Friday, September 7, 2012

Possibly the Toughest Event on the Planet

That would be the Tough Mudder.  I won't be going, but my son Caleb will.  He registered long ago and paid his fee and is just about piddling himself with excitement now that the event is almost here.  Sunday he will go and participate in this grueling event, with all registration fees going to a good cause.  He has been working out hard for the last year, and he feels he is at his peak fitness and ready to go.

If you are not familiar with this event, here is what the official website of the Tough Mudder says:  "Tough Mudder events are hardcore 10-12 mile obstacle courses designed by British Special Forces to test your all around strength, stamina, mental grit, and cameraderie.

With the most innovative courses, half a million inspiring participants, and more than $3 million raised for the Wounded Warrior Project, Tough Mudder is the prenier adventure challenge series in the world."

Furthermore, "Tough Mudder is not your average lame-ass mud run or spirit-crushing 'endurance' road race.  It's Ironman meets Burning Man, and it is coming to a city near you...."

Caleb will be traveling about 2 1/2 hours to Frederick, Maryland this Sunday for the event.  I will make him vow to find a hotel room if he is too tired to safely drive home after the Mudder.

You may be wondering why, as his mother, will I not be going to cheer him on?  I have some thoughts on the whole deal, and here they are:

1.  Someone has to take care of Caleb's puppy.  Dogs are not allowed in the viewing areas.  I know, that would seem to sound like a cop-out.

2.  I fear that if I went, I could possibly suffocate in the oxygen-depleted testosterone-heavy atmosphere.

3.  I myself could possibly die of a heart attack watching my son doing all means of potentially harmful stunts.  (Kinda like when he went bungee jumping in New Zealand.  My heart can only take so much stress.)

4.  I do not want to watch my son crawl through the mud under the dangling electrically charged hanging ropes.

5.  I'm sure when he returns home I will hear all the glorious details of how awful and painful and amazing it was.

In case you want to see more of what's ahead for Caleb, watch this:

So, go get 'em Caleb!  Be safe!  Have fun!


  1. WOW! That does look grueling [understatement of the month] but for such a great cause.
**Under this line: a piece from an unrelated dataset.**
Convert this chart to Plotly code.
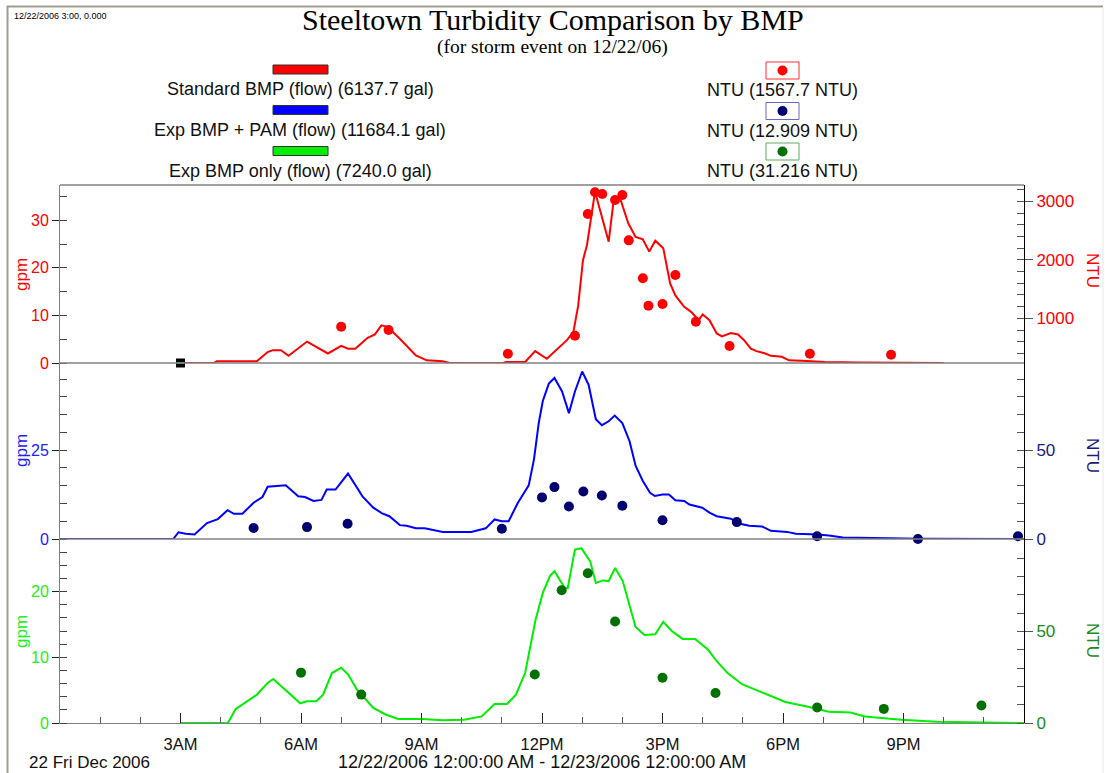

Tell him we said thank you. :)
    We live in that part of the world [about 30 minutes from Frederick] and I have never heard of it. I must live in a cave? Or a mud bog?
    Take good care of his puppy - and I completely understand the [real] reasons you are staying put.
    Me too.

  2. Sounds like that is something like the Iron Man event but a little dirtier (grin).

  3. Now, see, that is something that my husband would also piddle himself over in excitement. He loves to push himself physical and wants to train for a triathalon. I, on the other hand, would consider the Tough Mudder TORTURE. Literal torture. I would be crying and vomiting and begging to go home.

  4. Does Caleb know you are telling his piddling secret?
    Jo is doing the tough mudder too. I wish I could go!!